3. The mountainous region of the west extends throughout almost the entire length of British North America, a distance of 1,400 miles, with an average breadth from east to west of about 400 miles. The two most distinct of these ranges are the Rocky Mountains, forming the western boundary of the Great Plain, and the Cascade Mountains nearer the Pacific Ocean. The latter range has peaks rising to a height of from five to eight thousand feet, whilst Mounts Brown and Hooker, in the former range, reach a height of over 16,000 feet. Between the Rocky and Cascade Mountains are great table-lands with narrow valleys, deep ravines, and rocky ridges.

4. A remarkable series of lakes lie in the Great Plain. They stretch in a line from Lake Superior in the south-east to the Fraser River in the north-west, and include Lakes Winnipeg, Manitoba, and Winnepegosis, Deer Lake, Lake Wollaston, Lake Athabasca, Great Bear Lake, and Great Slave Lake. If we take the line of these lakes for the base of a triangle, and the boundary of the United States and the chain of Rocky Mountains for the two sides, we shall form a vast triangle whose sides measure nearly a thousand miles, and the base fifteen hundred miles. This vast area of 300,000,000 acres may be described as a plain sloping gently down from the apex to the base. The apex at the foot of the Rocky Mountains is about 4,000 feet above the sea, and the base has an average elevation of about 1,000 feet.

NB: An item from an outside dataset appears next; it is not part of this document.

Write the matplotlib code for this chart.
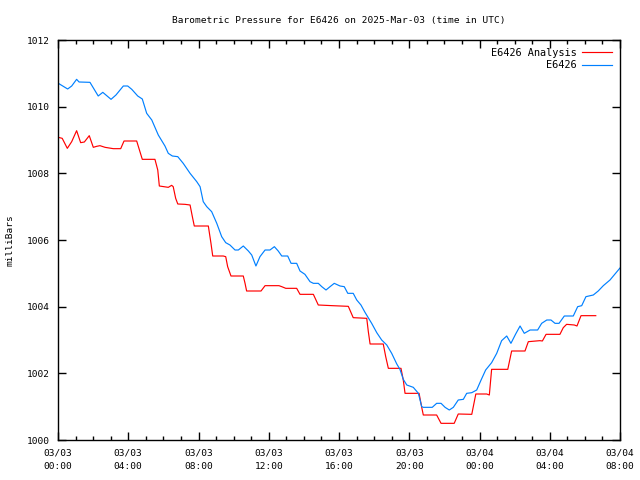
import matplotlib
matplotlib.use("Agg")
import matplotlib.pyplot as plt
from matplotlib.ticker import MultipleLocator

# Hours since 2025-03-03 00:00 UTC
obs_hours = [0.02, 0.55, 0.78, 1.06, 1.20, 1.82, 2.29, 2.55, 3.02, 3.30, 3.72, 3.97, 4.20, 4.54,
             4.80, 5.05, 5.34, 5.71, 6.09, 6.28, 6.51, 6.82, 7.13, 7.52, 7.90, 8.09, 8.27, 8.47,
             8.75, 9.04, 9.32, 9.55, 9.79, 10.08, 10.27, 10.55, 10.84, 11.03, 11.27, 11.50, 11.79,
             12.07, 12.32, 12.54, 12.74, 13.08, 13.27, 13.59, 13.78, 14.06, 14.35, 14.54, 14.82,
             15.02, 15.26, 15.49, 15.73, 16.06, 16.30, 16.50, 16.81, 17.01, 17.25, 17.48, 17.86,
             18.15, 18.43, 18.72, 19.00, 19.29, 19.47, 19.66, 19.86, 20.23, 20.52, 20.71, 20.80,
             21.31, 21.56, 21.81, 22.04, 22.28, 22.51, 22.79, 23.08, 23.27, 23.56, 23.84, 24.09,
             24.35, 24.69, 24.98, 25.26, 25.55, 25.79, 26.06, 26.31, 26.55, 26.88, 27.31, 27.54,
             27.83, 28.07, 28.30, 28.53, 28.83, 29.34, 29.59, 29.82, 30.06, 30.48, 30.76, 31.05,
             31.43, 32.00]
obs_pressure = [1010.70, 1010.53, 1010.62, 1010.82, 1010.74, 1010.73, 1010.32, 1010.43, 1010.22,
                1010.35, 1010.62, 1010.62, 1010.52, 1010.32, 1010.23, 1009.80, 1009.60, 1009.15,
                1008.82, 1008.60, 1008.52, 1008.50, 1008.30, 1008.00, 1007.75, 1007.60, 1007.15,
                1007.00, 1006.85, 1006.50, 1006.10, 1005.92, 1005.85, 1005.70, 1005.70, 1005.82,
                1005.67, 1005.55, 1005.22, 1005.50, 1005.70, 1005.70, 1005.80, 1005.67, 1005.52,
                1005.52, 1005.30, 1005.30, 1005.07, 1004.97, 1004.75, 1004.70, 1004.70, 1004.60,
                1004.50, 1004.60, 1004.70, 1004.62, 1004.60, 1004.40, 1004.40, 1004.20, 1004.05,
                1003.83, 1003.50, 1003.22, 1003.00, 1002.85, 1002.60, 1002.28, 1002.12, 1001.82,
                1001.65, 1001.58, 1001.40, 1001.00, 1000.98, 1000.98, 1001.10, 1001.10, 1000.98,
                1000.90, 1000.98, 1001.20, 1001.22, 1001.40, 1001.42, 1001.50, 1001.80, 1002.10,
                1002.32, 1002.60, 1002.98, 1003.12, 1002.90, 1003.18, 1003.42, 1003.20, 1003.30,
                1003.30, 1003.50, 1003.60, 1003.60, 1003.50, 1003.50, 1003.72, 1003.72, 1004.00,
                1004.03, 1004.30, 1004.35, 1004.47, 1004.63, 1004.80, 1005.16]

ana_hours = [0.02, 0.24, 0.53, 0.78, 1.06, 1.29, 1.50, 1.78, 2.01, 2.20, 2.39, 2.68, 3.15, 3.57,
             3.76, 4.48, 4.80, 5.52, 5.68, 5.77, 6.28, 6.47, 6.56, 6.70, 6.82, 7.23, 7.52, 7.65,
             7.76, 8.56, 8.71, 8.81, 9.41, 9.55, 9.66, 9.85, 10.55, 10.65, 10.74, 11.56, 11.79,
             12.58, 12.74, 12.97, 13.59, 13.78, 14.54, 14.82, 15.62, 16.53, 16.81, 17.58, 17.67,
             17.77, 18.52, 18.66, 18.81, 19.53, 19.66, 19.76, 20.56, 20.71, 20.80, 21.56, 21.81,
             22.56, 22.79, 23.56, 23.79, 24.41, 24.56, 24.69, 25.61, 25.83, 26.59, 26.78, 27.44,
             27.58, 27.79, 28.58, 28.77, 28.96, 29.40, 29.55, 29.78, 30.62]
ana_pressure = [1009.08, 1009.05, 1008.75, 1008.95, 1009.28, 1008.92, 1008.94, 1009.13, 1008.78,
                1008.81, 1008.83, 1008.78, 1008.74, 1008.74, 1008.97, 1008.97, 1008.42, 1008.42,
                1008.10, 1007.62, 1007.58, 1007.64, 1007.60, 1007.25, 1007.08, 1007.07, 1007.05,
                1006.70, 1006.42, 1006.42, 1005.90, 1005.52, 1005.52, 1005.50, 1005.20, 1004.92,
                1004.92, 1004.70, 1004.47, 1004.47, 1004.63, 1004.63, 1004.60, 1004.55, 1004.55,
                1004.37, 1004.37, 1004.05, 1004.03, 1004.01, 1003.67, 1003.65, 1003.25, 1002.88,
                1002.88, 1002.50, 1002.15, 1002.15, 1001.80, 1001.40, 1001.40, 1000.98, 1000.75,
                1000.75, 1000.50, 1000.50, 1000.78, 1000.77, 1001.38, 1001.38, 1001.35, 1002.12,
                1002.12, 1002.67, 1002.67, 1002.95, 1002.98, 1002.97, 1003.17, 1003.17, 1003.37,
                1003.47, 1003.45, 1003.42, 1003.73, 1003.73]

x_tick_hours = [0, 4, 8, 12, 16, 20, 24, 28, 32]
x_tick_labels = ["03/03\n00:00", "03/03\n04:00", "03/03\n08:00", "03/03\n12:00", "03/03\n16:00",
                 "03/03\n20:00", "03/04\n00:00", "03/04\n04:00", "03/04\n08:00"]
y_ticks = [1000, 1002, 1004, 1006, 1008, 1010, 1012]

FONT = "DejaVu Sans Mono"
FS = 6.8

fig = plt.figure(figsize=(6.4, 4.8), dpi=100)
ax = fig.add_axes([58 / 640, 40 / 480, 562 / 640, 400 / 480])

ax.plot(ana_hours, ana_pressure, color="#ff0000", lw=0.85, label="E6426 Analysis")
ax.plot(obs_hours, obs_pressure, color="#0080ff", lw=0.85, label="E6426")

ax.set_xlim(0, 32)
ax.set_ylim(1000, 1012)
ax.set_xticks(x_tick_hours)
ax.set_xticklabels(x_tick_labels, fontfamily=FONT, fontsize=FS, linespacing=1.7)
ax.xaxis.set_minor_locator(MultipleLocator(1))
ax.set_yticks(y_ticks)
ax.set_yticklabels([str(v) for v in y_ticks], fontfamily=FONT, fontsize=FS)

ax.tick_params(axis="both", which="major", direction="in", length=6, width=1,
               top=True, right=True, pad=6)
ax.tick_params(axis="x", which="minor", direction="in", length=3, width=1, top=True)
for s in ax.spines.values():
    s.set_linewidth(1)
    s.set_color("black")

ax.set_title("Barometric Pressure for E6426 on 2025-Mar-03 (time in UTC)",
             fontfamily=FONT, fontsize=FS, pad=12)
ax.set_ylabel("milliBars", fontfamily=FONT, fontsize=FS, labelpad=9)

leg = ax.legend(loc="upper right", frameon=False, prop={"family": FONT, "size": FS + 0.6},
                markerfirst=False, handlelength=2.9, handletextpad=0.6,
                borderaxespad=0.35, labelspacing=0.25)
for t in leg.get_texts():
    t.set_ha("right")
leg._legend_box.align = "right"

fig.savefig("out.png", dpi=100)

5. The river systems which carry off the water flow of these long sloping plains are the Assiniboine, the Saskatchewan, the Athabasca, and the Peace. The first two unite their waters in Lake Winnipeg before finally

passing by the Nelson River into Hudson's Bay. The last two are tributaries of the Mackenzie, and ultimately

after passing through the Lake Athabasca and Great Slave Lake-reach the Arctic Ocean through the channel of that river. Between the Saskatchewan and the Athabasca, the River Churchill takes its rise and flows in a north-east course to Hudson's Bay.

6. The country included in the triangle has beer. called the "Prairie Region;" but the prairies pass into woodland in various localities to the north of the Saskatchewan, and in other parts there is an agreeable mixture of woodland and prairie. The province of Manitoba is almost wholly a rich alluvial prairie.

7. Northwards, from the boundary of Ontario and Quebec, is a great wooded region. It occupies the southern shores of Hudson's Bay, and extends down the valley of the Peace and Mackenzie Rivers nearly to the Arctic Ocean. The valley of the Peace River is especially noted for the excellence and abundance of its timber.

8. North and north-west from the great triangular plain around the north-west shores of Hudson's Bay and the shores of the Polar Sea, are the "barren grounds," a sterile treeless country, supporting only a few stunted bushes here and there. In winter the icy winds sweep across these barren grounds to such an extent as to render them uninhabitable to the hardy Indian, and even the reindeer is compelled to retire to the woods for shelter. The basin of the St. Lawrence River, including the provinces of Ontario and Quebec, may be described as the "Woodland Region." It is from this district, as well as from near the shores of the Pacific in British Columbia, that enormous quantities of timber for export are obtained.

LESSON LVI.

THE DOMINION OF CANADA.-THE ST. LAWRENCE AND THE GREAT LAKES.

1. The St. Lawrence is by far the largest and most important river of the Dominion. It is the outlet for the surplus waters of a basin measuring nearly 300,000 square miles, and this basin includes the most wonderful series of fresh-water lakes in the world.

2. The gigantic river-system of the St. Lawrence may be said to take its rise almost in the centre of the great American continent-in the streams which enter Lake

Superior on the west. From the point where the St. Louis joins the lake to the sea-a distance of 2,000 miles -the lakes and the river form together a magnificent highway for commerce not to be surpassed in any part of the world.

3. Lake Superior-the most westward of the great lakes is the largest body of fresh water in the world, occupying a space nearly as large as Ireland. Its surface is about 630 feet above the sea-level, and its depth is about 1,000 feet. There are some noted copper mines along the shores of this lake.

4. Lake Superior is connected with Lake Huron on the east by a narrow channel, in which are the rapids of St. Mary. The surface of Lake Huron is fifty feet below that of Lake Superior, and there is a constant flow of water from the latter lake. Lake Huron covers an area equal to about four-fifths of that of Lake Superior. In its northern part are several islands, and a portion of the lake nearly cut off by them is called Georgian Bay. Lake Huron receives the waters of another lake almost as large as itself Lake Michigan--which lies wholly in the United States. Lake Huron is famous for its fisheries.

5. Lake Huron is connected southwards with Lake Erie by the river and lake of St. Clair and the river Detroit. This lake is about twice as large as Wales.